Today I had to go see an apartment. I walked from Central Square to just outside of Porter Square. I didn't take the T and read a book for a few reasons. I am still too messed up to enjoy reading. (That says more about how I feel than pretty much everything else. I need to read like I need to breathe. I could still read when I was sexually assaulted in 2002) I also thought that this was important enough that I ought to walk to the appointment and think about things. Sort of the reverse of L'esprit de l'escallier.
It occurred to me that in fact I have felt this terrible before, and gotten over it. The things that made me feel this bad in the past were mostly not as important as this (my dissolution of an almost 10 year relationship) and this is still either the worst or the second worst thing that has happened to me, (and as such the reasons I feel this bad are far graver than the ones I felt this bad previously) but I have recovered from feeling this horrible before.
In 1997 I graduated from college and had no clue what to do with myself. I had to break up with a boyfriend who I truly loved (he was a freshman and I was a senior) and I left all my friends behind in Minneapolis while I went back to New York to figure out how to get to Paris. I was given "an eviction notice written in Latin." I was leaving my world behind and I had no clue how to get to the next step.

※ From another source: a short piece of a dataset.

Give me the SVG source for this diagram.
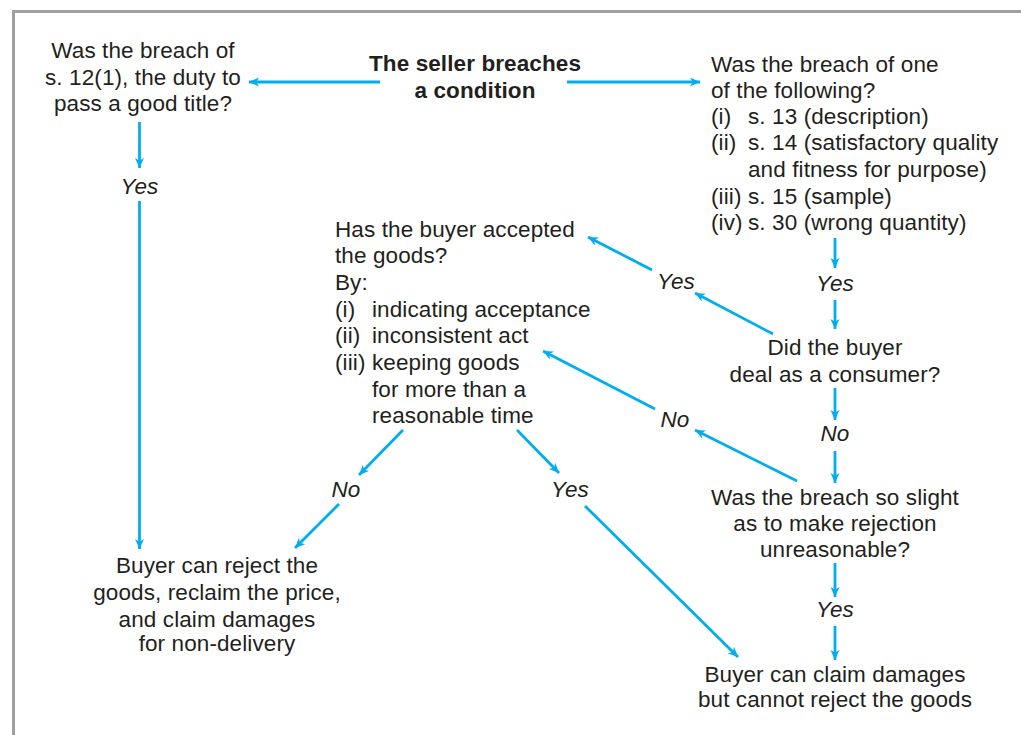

In 1998, I was miserable because the same boyfriend (we decided to un-break up since we loved and missed each other and besides we'd be together in Paris in 6 months) left Paris to go back to school. I was inconsolable. I hated my job and had no friends. I hated Paris so much that I had visions of Godzilla (the remake came out that year and terrible as I knew it was I had to go see it because I'd get a glimpse of New York.) rising out of the Seine and mauling the Eiffel Tower before heading off to Pantin to eat the office building in which I worked (and hopefully, my boss.)
In 1999 I was miserable because I left Paris. And then later in the year, (and the only time in my life where my reasons for being miserable were possibly as grave as my reasons now) I was miserable in Boston. I'd had a terrible job where I worked as hard as I possibly could, came in at 7 am, worked til 8, came in on weekends and still had a "quit or get fired" conversation with my boss after only 3 months. So I got a job for significantly less money at a bookstore (and the previous employment opportunity only paid $16,000 a year). I had to get my parents to help pay for my rent. I broke up with the Boy who I went to Paris with and took up with another Boy. We were making ourselves miserable. The bookstore job was in fact (in hind-sight) pretty horrible. The scheduling changed from week to week-to the point that I could no longer remember my menstrual cycle. After one week of work one of the managers told me that my work wasn't satisfactory (my shelving was bad or something) and, because I was in a quit or be fired situation previously I was scared to death. I didn't say anything to defend myself-maybe I just cringed too much. After this interview (keep in mind I'd worked there 1 whopping week) the owner needed to talk to me about how I hadn't accepted criticism well. This was not the last time I got "talked to" by the owner in the 6 months I worked there full time. I'm not a slacker. I work hard. But that place was so horrible and I felt so bad that I called in sick once a week after a while.
I felt that the whole situation was my fault (unable to work at a real job or sustain a good relationship or have friends.) This is what broke part of me. I've never been well since. I really don't know what particular thing did it though.
I found my way out of all of those situations. In 1997 I got a job at the Strand on Fulton Street by South Street Seaport(RIP) and made great friends. One of them had a list of contacts for me in Paris, so that I was able, when I got there, to get an office job with a 1 year visa instead of waiting tables. This was a mixed blessing. The office job was horrible. It's been too long for me to say for sure, but it was probably as bad as my job now. But it allowed me to stay in Paris for longer and to make better money there. This meant that when the Boy from Carleton arrived, I was still there and when he stayed for the summer and couldn't get a job for a while (and then got an awful job) I was able to help him out financially.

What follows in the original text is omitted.